La pista crucial la dio un alemán que le contó a la policía su encuentro con un tipo que, borracho, alardeó de que enviaba dinero al ángel de la muerte a Sudamérica. En efecto, era el correo de la familia Mengele. Los investigadores tiraron del hilo, supieron que el nazi más buscado del mundo había muerto ahogado seis años antes en Brasil. Y descubrieron el papel de los Stammer y de los Bossert, que fueron interrogados.
La profesora Liselotte fue conminada a dejar la escuela. Mientras, Brasil y el resto del mundo asistían al espectáculo de la exhumación del cadáver y a las múltiples pruebas para confirmar la identidad del nazi.

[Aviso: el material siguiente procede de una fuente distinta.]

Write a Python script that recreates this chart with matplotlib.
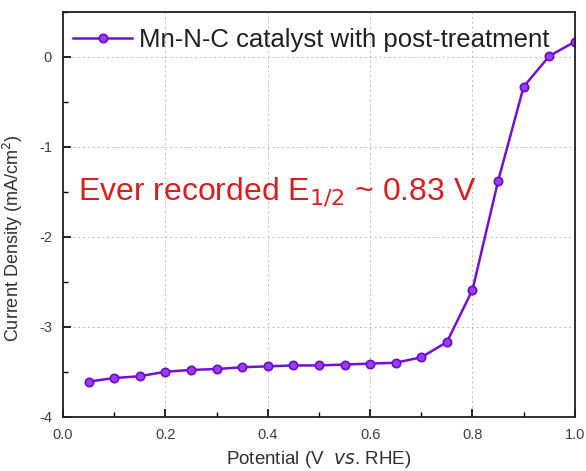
import matplotlib.pyplot as plt
from matplotlib.ticker import MultipleLocator

plt.rcParams['font.family'] = ['Liberation Sans', 'DejaVu Sans']
plt.rcParams['axes.unicode_minus'] = False

# 电位 (V vs. RHE) 与电流密度 (mA/cm2)
potential = [0.05, 0.10, 0.15, 0.20, 0.25, 0.30, 0.35, 0.40, 0.45, 0.50,
             0.55, 0.60, 0.65, 0.70, 0.75, 0.80, 0.85, 0.90, 0.95, 1.00]
current = [-3.61, -3.57, -3.55, -3.50, -3.48, -3.47, -3.45, -3.44, -3.43, -3.43,
           -3.42, -3.41, -3.40, -3.34, -3.17, -2.59, -1.38, -0.33, 0.01, 0.17]
series_label = 'Mn-N-C catalyst with post-treatment'
note = r'Ever recorded E$_{1/2}$ ~ 0.83 V'

fig = plt.figure(figsize=(5.86, 4.71), dpi=100)
ax = fig.add_axes([0.1075, 0.1153, 0.8735, 0.8592])

ax.plot(potential, current, color='#7010d8', lw=1.8, marker='o', ms=6,
        mfc='#9a3cf0', mec='#6a0cc8', mew=1.2, label=series_label)

ax.set_xlim(0, 1.0)
ax.set_ylim(-4, 0.5)
ax.xaxis.set_major_locator(MultipleLocator(0.2))
ax.xaxis.set_minor_locator(MultipleLocator(0.1))
ax.yaxis.set_major_locator(MultipleLocator(1))
ax.yaxis.set_minor_locator(MultipleLocator(0.5))
ax.set_yticks([0, -1, -2, -3, -4])

ax.tick_params(which='major', direction='in', length=6, width=1.2,
               labelsize=10.5, labelcolor='#404040', pad=8)
ax.tick_params(which='minor', direction='in', length=3.5, width=1)
ax.tick_params(axis='x', top=False)
ax.tick_params(axis='y', right=False)
ax.xaxis.set_major_formatter(plt.FuncFormatter(lambda v, p: f'{v:.1f}'))

ax.grid(True, which='major', ls=(0, (2, 3)), color='#bbbbbb', lw=0.7)
for s in ax.spines.values():
    s.set_linewidth(1.3)
    s.set_color('#202020')

ax.set_xlabel(r'Potential (V  $\it{vs}$. RHE)', fontsize=13.5, color='#303030', labelpad=5)
ax.set_ylabel('Current Density (mA/cm$^2$)', fontsize=13, color='#303030', labelpad=8)
ax.yaxis.set_label_coords(-0.075, 0.44)

ax.text(0.03, 0.555, note, transform=ax.transAxes, fontsize=23, color='#d81e1e',
        va='center', ha='left')

leg = ax.legend(loc='upper left', bbox_to_anchor=(0, 0.985), frameon=False,
                fontsize=18.5, handlelength=2.3, borderaxespad=0.1,
                handletextpad=0.25, borderpad=0.3)
for t in leg.get_texts():
    t.set_color('#202020')

fig.savefig('out.png', dpi=100)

Las víctimas de Mengele pudieron respirar algo más tranquilas, pero como la documentación de los experimentos a los que sobrevivieron nunca ha sido localizada, jamás pudieron dar pistas a los médicos sobre cómo tratar los males de salud que arrastraron.
El esqueleto del más famoso y sádico de los médicos nazis acabó en la facultad de medicina de la Universidad de São Paulo como material de prácticas para el alumnado.